Unit Circle Definition
The sine function extends beyond right triangles using the unit circle.
Draw a circle with radius $r=1$ centered at $(0,0)$.
Draw a line from the origin making an angle $\theta$ with the positive x-axis.
This line intersects the circle at a point $P(x,y)$.
Draw a vertical line from $P$ down to the x-axis to form a right triangle.
The hypotenuse is the radius, so $H = 1$.
The side opposite to $\theta$ is the vertical height $y$.
By definition, $\sin(\theta) = \frac{\text{Opposite}}{\text{Hypotenuse}} = \frac{y}{1} = y$.
Thus, on the unit circle, sine is simply the y-coordinate.
Variables
| Symbol | Meaning |
|---|---|
θ | Angle (in degrees or radians) |
opposite | Length of side opposite to the angle |
hypotenuse | Length of the longest side (opposite 90°) |
Examples
Basic Calculation
Problem: Find sin(30°)
Solution:
Ladder Problem
Problem: A 10-meter ladder leans against a wall making a 60° angle with the ground. How high up the wall does it reach?
Solution: ~8.66 meters
- Identify knowns: Hypotenuse (ladder) = 10m, Angle $\theta = 60^\circ$.
- Identify unknown: Opposite side (height of wall).
- Choose ratio: SOH (Sine = Opposite / Hypotenuse).
- Equation: $\sin(60^\circ) = \frac{h}{10}$.
- Solve for h: $h = 10 \times \sin(60^\circ)$.
- Calculate: $h = 10 \times 0.866 = 8.66$ meters.
Sound Waves
Problem: A pure tone is modeled by $y(t) = A \sin(2\pi f t)$. If amplitude A=5 and frequency f=440Hz, what is the value at t=0.001s?
Solution: ~1.91
- Equation: $y = 5 \sin(2\pi \times 440 \times 0.001)$.
- Calculate angle: $2\pi \times 0.44 \approx 2.76$ radians.
- Compute sine: $\sin(2.76) \approx 0.38$.
- Multiply by Amplitude: $5 \times 0.38 = 1.9$.
Common Mistakes
Degrees vs Radians
Calculators have two modes. $\sin(30^\circ) = 0.5$, but $\sin(30 \text{ rad}) = -0.98$. Always check your mode!
Confusing Sine and Cosine
Remember SOH CAH TOA. Sine is Opposite, Cosine is Adjacent. If the side touches the angle, it's Adjacent (Cosine).
Real-World Applications
Sound and Music
Musical tones are sound waves composed of sine waves at different frequencies. Synthesizers create sounds by adding multiple sine waves together.
Alternating Current (AC)
The electricity in your wall outlet alternates direction in a smooth sine wave pattern. Engineers use sine functions to model voltage and current over time.
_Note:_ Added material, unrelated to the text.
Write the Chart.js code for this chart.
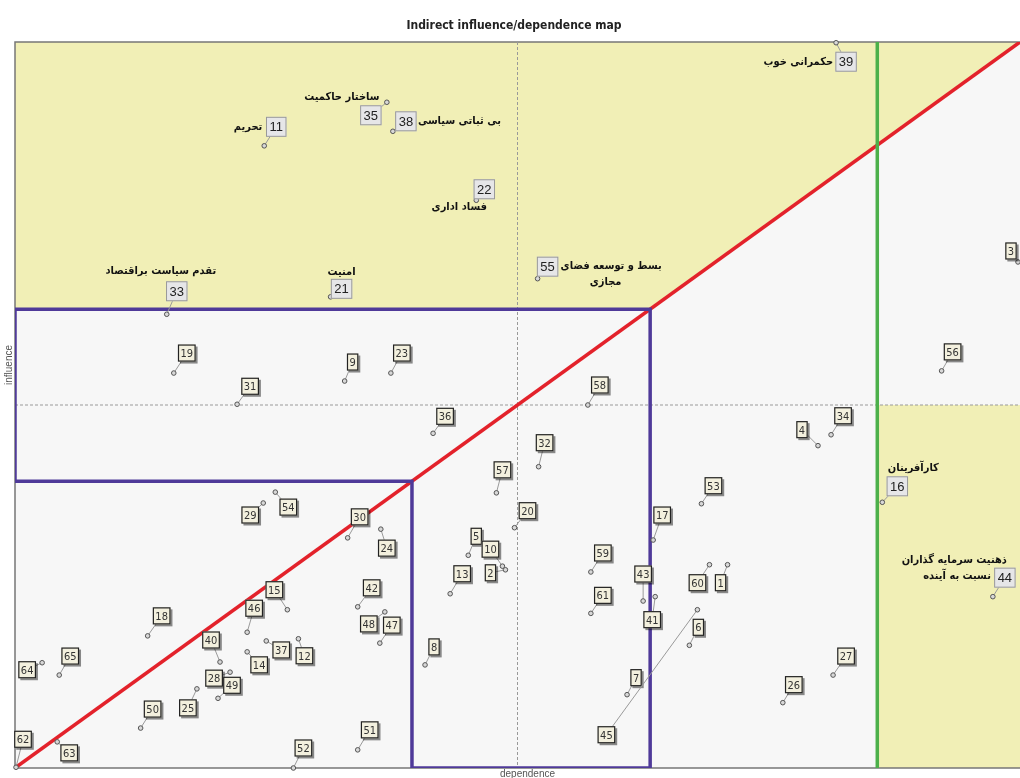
<!DOCTYPE html>
<html lang="en">
<head>
<meta charset="UTF-8">
<title>Indirect influence/dependence map</title>
<script src="https://cdn.jsdelivr.net/npm/chart.js"></script>
<style>
    body { margin: 0; background: #fff; }
    canvas { display: block; }
</style>
</head>
<body>
<canvas id="map" width="1020" height="778"></canvas>
<script>
// variables and their indirect dependence / influence (0-100 scale)
const ids = [1, 2, 3, 4, 5, 6, 7, 8, 9, 10, 11, 12, 13, 14, 15, 16, 17, 18, 19, 20, 21, 22,
    23, 24, 25, 26, 27, 28, 29, 30, 31, 32, 33, 34, 35, 36, 37, 38, 39, 40, 41, 42, 43, 44,
    45, 46, 47, 48, 49, 50, 51, 52, 53, 54, 55, 56, 57, 58, 59, 60, 61, 62, 63, 64, 65];
const dependence = [70.9, 48.8, 99.8, 79.9, 45.1, 67.1, 60.9, 40.8, 32.8, 48.5, 24.8, 28.2,
    43.3, 23.1, 27.1, 86.3, 63.5, 13.2, 15.8, 49.7, 31.4, 45.9, 37.4, 36.4, 18.1, 76.4, 81.4,
    21.4, 24.7, 33.1, 22.1, 52.1, 15.1, 81.2, 37.0, 41.6, 25.0, 37.6, 81.7, 20.4, 63.7, 34.1,
    62.5, 97.3, 67.9, 23.1, 36.3, 36.8, 20.2, 12.5, 34.1, 27.7, 68.3, 25.9, 52.0, 92.2, 47.9,
    57.0, 57.3, 69.1, 57.3, 0.1, 4.2, 2.7, 4.4];
const influence = [28.0, 27.3, 69.7, 44.4, 29.3, 16.9, 10.1, 14.2, 53.3, 27.8, 85.7, 17.8,
    24.0, 16.0, 21.8, 36.6, 31.4, 18.2, 54.4, 33.1, 64.9, 78.2, 54.4, 32.9, 10.9, 9.0, 12.8,
    13.2, 36.5, 31.7, 50.1, 41.5, 62.5, 45.9, 91.7, 46.1, 17.5, 87.7, 99.9, 14.6, 23.6, 22.2,
    23.0, 23.6, 21.8, 18.7, 17.2, 21.5, 9.6, 5.5, 2.5, 0.0, 36.4, 38.0, 67.4, 54.7, 37.9,
    50.0, 27.0, 28.0, 21.3, 0.1, 3.6, 14.5, 12.8];
const names = {
    39: ['حکمرانی خوب'],
    35: ['ساختار حاکمیت'],
    38: ['بی ثباتی سیاسی'],
    11: ['تحریم'],
    22: ['فساد اداری'],
    33: ['تقدم سیاست براقتصاد'],
    21: ['امنیت'],
    55: ['بسط و توسعه فضای', 'مجازی'],
    16: ['کارآفرینان'],
    44: ['ذهنیت سرمایه گذاران', 'نسبت به آینده']
};

// zone limits
const mid = 50;
const innerBox = 39.5;
const outerBox = 63.2;
const greenX = 85.8;

const diagonal = [{x: 0, y: 0}, {x: 100, y: 100}];
const greenLine = [{x: greenX, y: 0}, {x: greenX, y: 100}];
const boxes = [{x: 0, y: innerBox}, {x: 0, y: outerBox}, {x: outerBox, y: outerBox}, {x: outerBox, y: 0},
    {x: innerBox, y: 0}, {x: innerBox, y: innerBox}, {x: 0, y: innerBox}];
const zoneTop = [[0, outerBox], [0, 100], [100, 100], [outerBox, outerBox]];
const zoneRight = [[greenX, 0], [greenX, mid], [100, mid], [100, 0]];

// where each label box sits relative to its point (px)
const labelOffset = {1:[-7,18], 2:[-15,3], 3:[-7,-11], 4:[-16,-16], 5:[8,-19], 6:[9,-18], 7:[9,-17],
    8:[9,-18], 9:[8,-19], 10:[-12,-17], 11:[12,-19], 12:[6,17], 13:[12,-20], 14:[12,13], 15:[-13,-20],
    16:[15,-16], 17:[9,-25], 18:[14,-20], 19:[13,-20], 20:[13,-17], 21:[11,-8], 22:[8,-11], 23:[11,-20],
    24:[6,19], 25:[-9,19], 26:[11,-18], 27:[13,-19], 28:[-16,6], 29:[-13,12], 30:[12,-21], 31:[13,-18],
    32:[6,-24], 33:[10,-23], 34:[12,-19], 35:[-16,13], 36:[12,-17], 37:[15,9], 38:[13,-10], 39:[10,19],
    40:[-9,-22], 41:[-3,23], 42:[14,-19], 43:[0,-27], 44:[12,-19], 45:[-91,125], 46:[7,-24], 47:[12,-18],
    48:[-16,12], 49:[14,-13], 50:[12,-19], 51:[12,-20], 52:[10,-20], 53:[12,-18], 54:[13,15], 55:[10,-12],
    56:[11,-19], 57:[6,-23], 58:[12,-20], 59:[12,-19], 60:[-12,18], 61:[12,-18], 62:[7,-28], 63:[12,11],
    64:[-15,7], 65:[11,-19]};
// name text placement relative to the box: [align, dx, dy] per line
const nameLayout = {
    39: [['right', -13, 0]],
    35: [['center', -29, -18]],
    38: [['left', 12, 0]],
    11: [['right', -14, 0]],
    22: [['center', -25, 18]],
    33: [['center', -16, -20]],
    21: [['center', 0, -17]],
    55: [['left', 13, -1], ['center', 58, 15]],
    16: [['center', 16, -18]],
    44: [['right', 2, -18], ['right', -14, -2]]
};

function poly(ctx, x, y, pts) {
    ctx.beginPath();
    pts.forEach((p, i) => {
        const px = x.getPixelForValue(p[0]), py = y.getPixelForValue(p[1]);
        if (i === 0) ctx.moveTo(px, py); else ctx.lineTo(px, py);
    });
    ctx.closePath();
    ctx.fill();
}

const mapDecor = {
    id: 'mapDecor',
    beforeDatasetsDraw(chart) {
        const {ctx, chartArea: a, scales: {x, y}} = chart;
        ctx.save();
        ctx.fillStyle = '#f7f7f7';
        ctx.fillRect(a.left, a.top, a.right - a.left, a.bottom - a.top);
        ctx.fillStyle = '#f1efb6';
        poly(ctx, x, y, zoneTop);
        poly(ctx, x, y, zoneRight);
        // plot frame
        ctx.strokeStyle = '#777';
        ctx.lineWidth = 1.5;
        ctx.beginPath();
        ctx.moveTo(a.right, a.top); ctx.lineTo(a.left, a.top);
        ctx.lineTo(a.left, a.bottom); ctx.lineTo(a.right, a.bottom);
        ctx.stroke();
        // dashed mid lines
        ctx.strokeStyle = '#999';
        ctx.lineWidth = 1;
        ctx.setLineDash([3, 2]);
        ctx.beginPath();
        ctx.moveTo(x.getPixelForValue(mid), a.top); ctx.lineTo(x.getPixelForValue(mid), a.bottom);
        ctx.moveTo(a.left, y.getPixelForValue(mid)); ctx.lineTo(a.right, y.getPixelForValue(mid));
        ctx.stroke();
        ctx.restore();
    },
    afterDatasetsDraw(chart) {
        const ctx = chart.ctx;
        const pts = chart.getDatasetMeta(3).data;
        ctx.save();
        ids.forEach((id, i) => {
            const p = pts[i];
            const off = labelOffset[id] || [12, -19];
            const bx = p.x + off[0], by = p.y + off[1];
            // leader
            ctx.strokeStyle = '#9a9a9a';
            ctx.lineWidth = 1;
            ctx.beginPath();
            ctx.moveTo(p.x, p.y);
            ctx.lineTo(bx, by);
            ctx.stroke();
            // marker
            ctx.fillStyle = '#d8d8d8';
            ctx.strokeStyle = '#555';
            ctx.beginPath();
            ctx.arc(p.x, p.y, 2.3, 0, Math.PI * 2);
            ctx.fill();
            ctx.stroke();

            const label = String(id);
            if (names[id]) {
                ctx.font = '13px "Liberation Sans", Arial, sans-serif';
                const w = ctx.measureText(label).width + 7, h = 20;
                ctx.fillStyle = '#e6e6e8';
                ctx.fillRect(bx - w / 2, by - h / 2, w, h);
                ctx.strokeStyle = '#999';
                ctx.strokeRect(bx - w / 2 + 0.5, by - h / 2 + 0.5, w - 1, h - 1);
                ctx.fillStyle = '#222';
                ctx.textAlign = 'center';
                ctx.textBaseline = 'middle';
                ctx.fillText(label, bx, by + 1);
                ctx.font = 'bold 11px "DejaVu Sans Condensed", "DejaVu Sans", sans-serif';
                ctx.direction = 'rtl';
                ctx.fillStyle = '#111';
                names[id].forEach((txt, k) => {
                    const [al, dx, dy] = nameLayout[id][k];
                    ctx.textAlign = al;
                    ctx.fillText(txt, bx + dx, by + dy);
                });
                ctx.direction = 'ltr';
            } else {
                ctx.font = '11px "DejaVu Sans Condensed", "Liberation Sans", sans-serif';
                const w = ctx.measureText(label).width + 5, h = 17;
                ctx.fillStyle = 'rgba(0,0,0,0.45)';
                ctx.fillRect(bx - w / 2 + 2, by - h / 2 + 2, w, h);
                ctx.fillStyle = '#f3f0de';
                ctx.fillRect(bx - w / 2, by - h / 2, w, h);
                ctx.strokeStyle = '#222';
                ctx.lineWidth = 1.2;
                ctx.strokeRect(bx - w / 2 + 0.5, by - h / 2 + 0.5, w - 1, h - 1);
                ctx.fillStyle = '#333';
                ctx.textAlign = 'center';
                ctx.textBaseline = 'middle';
                ctx.fillText(label, bx, by + 1);
            }
        });
        ctx.restore();
    },
    afterDraw(chart) {
        const {ctx, chartArea: a} = chart;
        ctx.save();
        ctx.fillStyle = '#222';
        ctx.textAlign = 'center';
        ctx.textBaseline = 'middle';
        ctx.font = 'bold 12px "DejaVu Sans Condensed", Arial, sans-serif';
        ctx.fillText('Indirect influence/dependence map', 514, 26);
        ctx.fillStyle = '#555';
        ctx.font = '10px "Liberation Sans", Arial, sans-serif';
        ctx.fillText('dependence', (a.left + a.right) / 2 + 10, a.bottom + 6);
        ctx.translate(9, 365);
        ctx.rotate(-Math.PI / 2);
        ctx.fillText('influence', 0, 0);
        ctx.restore();
    }
};

new Chart(document.getElementById('map'), {
    type: 'scatter',
    data: {
        datasets: [
            {data: diagonal, showLine: true, borderColor: '#e3222b', borderWidth: 3.5, pointRadius: 0, order: 3},
            {data: greenLine, showLine: true, borderColor: '#4cb04a', borderWidth: 3.5, pointRadius: 0, order: 2},
            {data: boxes, showLine: true, borderColor: '#4f3a99', borderWidth: 3.5, pointRadius: 0, order: 1},
            {data: ids.map((id, i) => ({x: dependence[i], y: influence[i]})), pointRadius: 0, order: 0}
        ]
    },
    options: {
        responsive: false,
        animation: false,
        layout: {padding: {left: 15, right: 0, top: 42, bottom: 10}},
        plugins: {legend: {display: false}, tooltip: {enabled: false}},
        scales: {
            x: {type: 'linear', min: 0, max: 100, display: false},
            y: {type: 'linear', min: 0, max: 100, display: false}
        }
    },
    plugins: [mapDecor]
});
</script>
</body>
</html>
Frequently Asked Questions
Why is sine between -1 and 1?
In a right triangle, the opposite side can never be longer than the hypotenuse, so the ratio cannot exceed 1. On the unit circle, the y-coordinate goes from -1 (bottom) to 1 (top).
What is inverse sine?
Inverse sine ($\sin^{-1}$ or arcsin) does the reverse: it takes a ratio and tells you the angle. If $\sin(\theta) = 0.5$, then $\theta = 30^\circ$.